Un coup de fil, une guitare, quelques accords hésitants. À l’autre bout de la ligne, Dominique Quilichini, compagne de Renaud à l’époque et mère de sa fille Lolita. Ce soir-là, dans un studio parisien, le chanteur ne se doute pas qu’il est sur le point de voir naître une chanson qui bouleversera sa carrière, mais aussi qu’il frôle la rupture amoureuse. Dominique l’écoute, exige qu’il enregistre ce morceau inédit, et lâche une phrase qui résonne encore quarante ans plus tard : « Si tu ne le graves pas, je divorce. »
L’ultimatum aurait pu sonner la fin d’un couple. Il a donné naissance à Mistral gagnant, devenu l’un des titres les plus intimes et universels de la chanson française. Nous sommes en 1985, et Renaud offre au monde une berceuse tendre, écrite pour Lolita, qui traverse le temps sans jamais perdre de sa fragilité. Ce n’est pas seulement un tube : c’est une déclaration, une photographie d’un père conscient que l’enfance file à toute vitesse, et qu’il faut savoir en retenir les instants.
Quarante ans plus tard, l’histoire refait surface à travers les confidences du journaliste Erwan L’Éléouet, venu sur le plateau de C à vous pour accompagner la promotion d’un ouvrage inédit. Avec Lolita Séchan, devenue la manageuse et la protectrice de son père, il signe Renaud : Le livre, plongée dans les coulisses d’une vie publique, mais aussi dans les failles d’un artiste qui a toujours oscillé entre poésie brute et chaos intime.
Le récit du Mistral gagnant ressurgit comme un moment de bascule. On imagine ce Renaud fragile, presque contraint par une menace conjugale, transformant cette pression en une œuvre d’une sincérité rare. Ironie du destin : sans cet ultimatum, peut-être n’aurait-on jamais entendu ce titre qui, des décennies plus tard, continue de faire pleurer les générations. Louane, l’une de ses héritières musicales, n’a pas pu retenir ses larmes en l’interprétant, preuve que cette chanson garde un pouvoir intact.

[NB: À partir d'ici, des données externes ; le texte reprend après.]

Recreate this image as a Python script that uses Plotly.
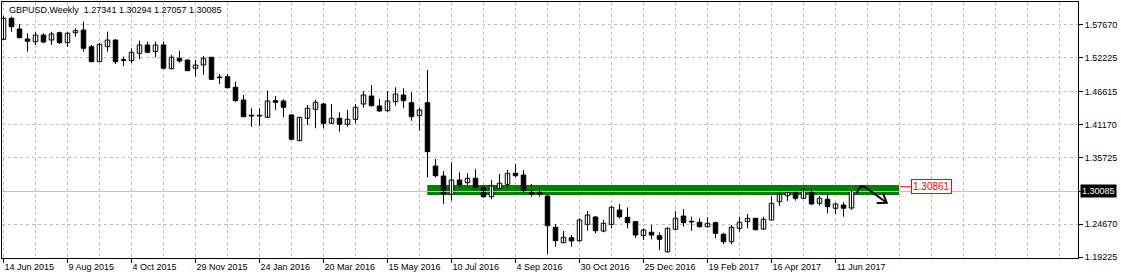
import pandas as pd
import plotly.graph_objects as go

# ---------------- data (weekly GBPUSD candles) ----------------
start_date = "2015-06-14"

opens = [1.5530, 1.5878, 1.5701, 1.5535, 1.5490, 1.5601, 1.5518, 1.5639, 1.5474, 1.5639,
         1.5684, 1.5407, 1.5159, 1.5407, 1.5518, 1.5192, 1.5175, 1.5298, 1.5436, 1.5325,
         1.5436, 1.5043, 1.5215, 1.5187, 1.5050, 1.5104, 1.5232, 1.4905, 1.4910, 1.4735,
         1.4524, 1.4271, 1.4259, 1.4238, 1.4513, 1.4508, 1.4276, 1.3850, 1.4221, 1.4370,
         1.4458, 1.4138, 1.4221, 1.4122, 1.4204, 1.4458, 1.4591, 1.4425, 1.4347, 1.4496,
         1.4607, 1.4480, 1.4264, 1.4480, 1.3431, 1.3265, 1.2962, 1.3199, 1.3154, 1.3227,
         1.3078, 1.2922, 1.3061, 1.3127, 1.3310, 1.3281, 1.3016, 1.3005, 1.2933, 1.2415,
         1.2160, 1.2242, 1.2193, 1.2464, 1.2585, 1.2353, 1.2464, 1.2701, 1.2580, 1.2508,
         1.2276, 1.2332, 1.2276, 1.2010, 1.2382, 1.2602, 1.2514, 1.2498, 1.2425, 1.2491,
         1.2299, 1.2176, 1.2398, 1.2508, 1.2564, 1.2386, 1.2536, 1.2839, 1.2938, 1.2995,
         1.2895, 1.3005, 1.2812, 1.2879, 1.2730, 1.2784, 1.27341]

highs = [1.5916, 1.5905, 1.5784, 1.5630, 1.5656, 1.5630, 1.5656, 1.5656, 1.5656, 1.5712,
         1.5822, 1.5436, 1.5464, 1.5656, 1.5530, 1.5242, 1.5381, 1.5507, 1.5490, 1.5490,
         1.5490, 1.5270, 1.5336, 1.5199, 1.5187, 1.5253, 1.5237, 1.4955, 1.4955, 1.4828,
         1.4607, 1.4387, 1.4387, 1.4678, 1.4591, 1.4536, 1.4292, 1.4243, 1.4441, 1.4524,
         1.4480, 1.4458, 1.4320, 1.4359, 1.4458, 1.4673, 1.4773, 1.4541, 1.4673, 1.4735,
         1.4718, 1.4652, 1.4397, 1.5021, 1.3547, 1.3348, 1.3492, 1.3326, 1.3310, 1.3381,
         1.3088, 1.3199, 1.3298, 1.3364, 1.3464, 1.3364, 1.3132, 1.3078, 1.2967, 1.2469,
         1.2353, 1.2287, 1.2564, 1.2685, 1.2602, 1.2536, 1.2773, 1.2801, 1.2746, 1.2519,
         1.2398, 1.2453, 1.2332, 1.2415, 1.2685, 1.2713, 1.2590, 1.2564, 1.2580, 1.2508,
         1.2325, 1.2453, 1.2590, 1.2635, 1.2569, 1.2590, 1.2922, 1.3005, 1.3000, 1.3005,
         1.3061, 1.3061, 1.2933, 1.2988, 1.2822, 1.2829, 1.30294]

lows = [1.5518, 1.5656, 1.5547, 1.5325, 1.5436, 1.5464, 1.5436, 1.5452, 1.5407, 1.5573,
        1.5325, 1.5154, 1.5154, 1.5325, 1.5121, 1.5088, 1.5132, 1.5199, 1.5298, 1.5232,
        1.5033, 1.5033, 1.5142, 1.5005, 1.4910, 1.4939, 1.4856, 1.4789, 1.4718, 1.4496,
        1.4238, 1.4082, 1.4093, 1.4231, 1.4359, 1.4238, 1.3856, 1.3840, 1.4110, 1.4055,
        1.4055, 1.4127, 1.3999, 1.4082, 1.4138, 1.4397, 1.4413, 1.4330, 1.4330, 1.4430,
        1.4387, 1.4181, 1.4016, 1.3243, 1.3243, 1.2801, 1.2856, 1.3071, 1.3071, 1.3061,
        1.2905, 1.2879, 1.3049, 1.3071, 1.3243, 1.3000, 1.2922, 1.2922, 1.1972, 1.2093,
        1.2150, 1.2093, 1.2176, 1.2358, 1.2315, 1.2332, 1.2398, 1.2564, 1.2398, 1.2242,
        1.2204, 1.2216, 1.2039, 1.1994, 1.2370, 1.2425, 1.2358, 1.2408, 1.2408, 1.2233,
        1.2138, 1.2138, 1.2342, 1.2398, 1.2365, 1.2370, 1.2524, 1.2773, 1.2851, 1.2856,
        1.2879, 1.2784, 1.2773, 1.2647, 1.2635, 1.2590, 1.27057]

closes = [1.5878, 1.5739, 1.5557, 1.5497, 1.5601, 1.5485, 1.5618, 1.5474, 1.5630, 1.5673,
          1.5381, 1.5159, 1.5447, 1.5518, 1.5159, 1.5182, 1.5315, 1.5436, 1.5315, 1.5436,
          1.5050, 1.5232, 1.5171, 1.5010, 1.5104, 1.5215, 1.4867, 1.4894, 1.4728, 1.4513,
          1.4248, 1.4259, 1.4271, 1.4508, 1.4486, 1.4403, 1.3873, 1.4238, 1.4387, 1.4486,
          1.4138, 1.4221, 1.4122, 1.4204, 1.4403, 1.4607, 1.4430, 1.4342, 1.4508, 1.4624,
          1.4513, 1.4248, 1.4359, 1.3668, 1.3270, 1.2962, 1.3199, 1.3116, 1.3227, 1.3071,
          1.2922, 1.3099, 1.3144, 1.3310, 1.3270, 1.3005, 1.2967, 1.2967, 1.2441, 1.2193,
          1.2249, 1.2188, 1.2536, 1.2619, 1.2358, 1.2481, 1.2746, 1.2590, 1.2491, 1.2287,
          1.2370, 1.2287, 1.2216, 1.2398, 1.2564, 1.2491, 1.2503, 1.2425, 1.2481, 1.2315,
          1.2176, 1.2415, 1.2498, 1.2564, 1.2375, 1.2547, 1.2812, 1.2962, 1.2995, 1.2895,
          1.3033, 1.2801, 1.2895, 1.2756, 1.2801, 1.2730, 1.30085]

x_tick_labels = ["14 Jun 2015", "9 Aug 2015", "4 Oct 2015", "29 Nov 2015", "24 Jan 2016",
                 "20 Mar 2016", "15 May 2016", "10 Jul 2016", "4 Sep 2016", "30 Oct 2016",
                 "25 Dec 2016", "19 Feb 2017", "16 Apr 2017", "11 Jun 2017"]
y_tick_vals = [1.19225, 1.24670, 1.30085, 1.35725, 1.41170, 1.46615, 1.52225, 1.57670]
y_tick_text = ["1.19225", "1.24670", "", "1.35725", "1.41170", "1.46615", "1.52225", "1.57670"]

title_text = "GBPUSD,Weekly\u00a0 1.27341 1.30294 1.27057 1.30085"
bid_price = 1.30085
bid_text = "1.30085"
zone_low, zone_high = 1.2950, 1.3116
level_price = 1.30861
level_text = "1.30861"

# ---------------- helpers ----------------
start = pd.Timestamp(start_date)


def wk(k):
    """timestamp k weeks after the first bar"""
    return start + pd.Timedelta(days=7 * k)


dates = [wk(i) for i in range(len(opens))]
FONT = "Liberation Sans, Arial, sans-serif"
GRID = "#c0c0c0"
body_width_ms = 3.9375 * 86400000
x_left, x_right = wk(-0.1875), wk(134.31)

fig = go.Figure()

# bid (current price) line, drawn above the zone rectangle, below the candles
fig.add_trace(go.Scatter(x=[x_left, x_right], y=[bid_price, bid_price], mode="lines",
                         line=dict(color=GRID, width=1), hoverinfo="skip", showlegend=False))

# wicks
wx, wy = [], []
for d, h, l in zip(dates, highs, lows):
    wx += [d, d, None]
    wy += [l, h, None]
fig.add_trace(go.Scatter(x=wx, y=wy, mode="lines", line=dict(color="black", width=1),
                         hoverinfo="skip", showlegend=False))

# bodies
for up in (True, False):
    bx, base, hgt = [], [], []
    for d, o, c in zip(dates, opens, closes):
        if (c >= o) == up:
            bx.append(d)
            base.append(min(o, c))
            hgt.append(max(abs(c - o), 0.00003))
    fig.add_trace(go.Bar(x=bx, y=hgt, base=base, width=body_width_ms,
                         marker=dict(color="white" if up else "black",
                                     line=dict(color="black", width=1)),
                         showlegend=False, hoverinfo="skip"))

# hand drawn arrow (drawing object)
arrow_w = [106.65, 106.88, 107.19, 107.56, 110.40, None, 109.94, 110.40, 109.15]
arrow_p = [1.2978, 1.3049, 1.3091, 1.3094, 1.2822, None, 1.2977, 1.2822, 1.2817]
fig.add_trace(go.Scatter(x=[wk(k) if k is not None else None for k in arrow_w], y=arrow_p,
                         mode="lines", line=dict(color="black", width=2),
                         hoverinfo="skip", showlegend=False))

shapes = [
    dict(type="rect", xref="x", yref="y", x0=wk(52.97), x1=wk(111.94), y0=zone_low, y1=zone_high,
         fillcolor="#008000", line=dict(width=0), layer="between"),
    dict(type="line", xref="x", yref="y", x0=wk(112.06), x1=wk(113.44), y0=level_price, y1=level_price,
         line=dict(color="red", width=1)),
]

annotations = [
    dict(text=title_text, xref="paper", yref="paper", x=0.0046, y=0.969, xanchor="left",
         yanchor="middle", showarrow=False, font=dict(family=FONT, size=9, color="black")),
    dict(text=bid_text, xref="paper", yref="y", x=1, xshift=2, y=bid_price, xanchor="left",
         yanchor="middle", showarrow=False, bgcolor="black", borderpad=1,
         font=dict(family=FONT, size=9, color="white")),
    dict(text=level_text, xref="x", yref="y", x=wk(113.44), y=level_price, xanchor="left",
         yanchor="middle", showarrow=False, bgcolor="white", bordercolor="red", borderwidth=1,
         borderpad=1, font=dict(family=FONT, size=10, color="red")),
]

fig.update_layout(
    width=1121, height=280,
    margin=dict(l=2, r=43, t=2, b=22),
    paper_bgcolor="white", plot_bgcolor="white",
    barmode="overlay", showlegend=False,
    font=dict(family=FONT, size=9, color="black"),
    shapes=shapes, annotations=annotations,
    xaxis=dict(
        type="date", range=[x_left, x_right],
        tickmode="array", tickvals=[wk(8 * i) for i in range(len(x_tick_labels))],
        ticktext=x_tick_labels, ticks="outside", ticklen=4, tickcolor="black",
        ticklabelposition="outside right",
        showgrid=True, gridcolor=GRID, griddash="3px,3px", gridwidth=1,
        minor=dict(tick0=wk(0), dtick=28 * 86400000, showgrid=True, gridcolor=GRID,
                   griddash="3px,3px", ticks=""),
        showline=True, linecolor="black", linewidth=1, mirror=True, zeroline=False,
        tickfont=dict(family=FONT, size=9, color="black"),
    ),
    yaxis=dict(
        side="right", range=[1.1906, 1.6148],
        tickmode="array", tickvals=y_tick_vals, ticktext=y_tick_text,
        ticks="outside", ticklen=4, tickcolor="black",
        showgrid=True, gridcolor=GRID, griddash="3px,3px", gridwidth=1,
        showline=True, linecolor="black", linewidth=1, mirror=True, zeroline=False,
        tickfont=dict(family=FONT, size=9, color="black"),
    ),
)

fig.write_html("out.html")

Au-delà du mythe, le souvenir rappelle aussi ce qui fait la singularité de Renaud : un artiste qui écrit souvent au bord du gouffre, poussé par ses proches autant que par ses démons. Les anecdotes autour de sa carrière montrent que derrière les refrains repris en chœur, il y a un homme constamment menacé – par ses excès, par ses relations, par ses silences. Ce soir-là, il fut menacé d’un divorce. Mais ce soir-là aussi, il a écrit l’histoire.